Coach Mike McCarthy admits he may not have done Hyde any favors early on.

“You get a young guy that’s bright, and you think you can throw him in there and he’s going to handle all of it,” McCarthy said. “But he’s also human too. Having Micah play all the different positions, I think it kind of hurt him [early in his career] at some positions. You’ve got to watch that. That’s the old saying: You don’t want to be jack-of-all-trades, master of none.”

In Sunday’s win over Detroit, Hyde filled in at safety for an injured Morgan Burnett and recorded a team-high 11 tackles. A week earlier, with No. 1 cornerback Sam Shields sidelined by a concussion, Hyde played in the slot. And after this week’s bye, wherever the Packers need Hyde on Oct. 9 against the New York Giants, that’s where he’ll be, battling.

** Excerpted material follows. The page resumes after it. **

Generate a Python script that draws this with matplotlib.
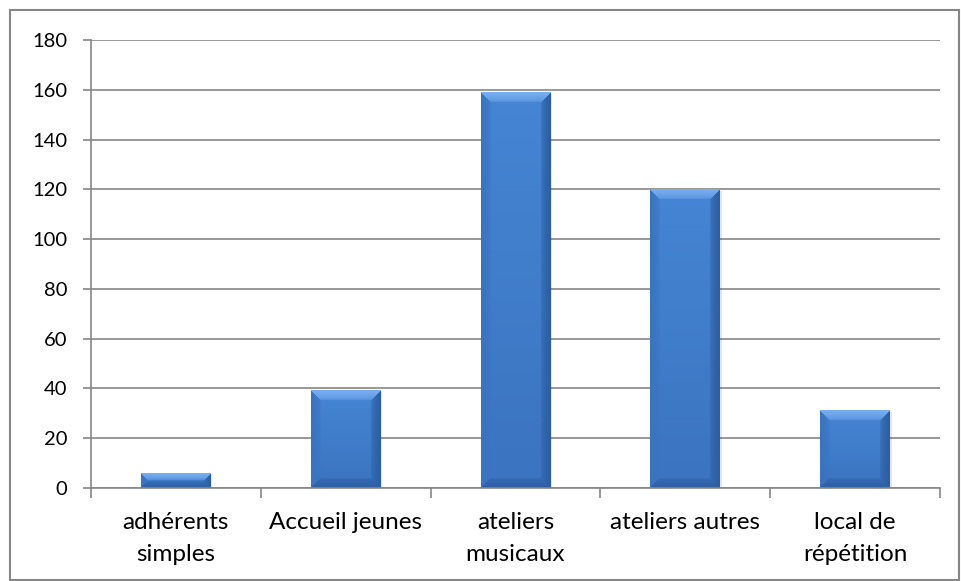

“One of the things that really impressed us about him is, he’s an ultra-competitive guy in a quiet and humble way. He just gets things done,” says Iowa head coach Kirk Ferentz, the lone Big Ten coach to recruit Hyde. “He wasn’t a four-star, five-star recruit -- just like he wasn’t a first-round pick. He’s not flashy. He’s just awfully productive.

“In this era, you don’t see many prospects coming out who are multisport guys. But those are the guys that everybody looked to on their teams. Basketball, football -- it didn’t matter what they were doing. And Micah was that way.

“He certainly would have been the best receiver on our team had we played him on offense, which we talked about. He would have been our best receiver to play for us in the last 15 years. He was just too valuable to us on defense.”

Hyde admits that he’s hoping the Packers see that value come free agency in March. He understands that he might be better off financially if he found one position and focused exclusively on that. But that’s not who he is.

“I think it’s definitely good,” Hyde says. “I can play special teams. I can play defense. Shoot, if they throw me in at receiver, I’ll even try to do that. I see it as a blessing.

“I’m not thinking about that contract stuff. That’ll all play out and it will all be a part of the game at the end of the season. I definitely see it as a blessing. I take pride in that.”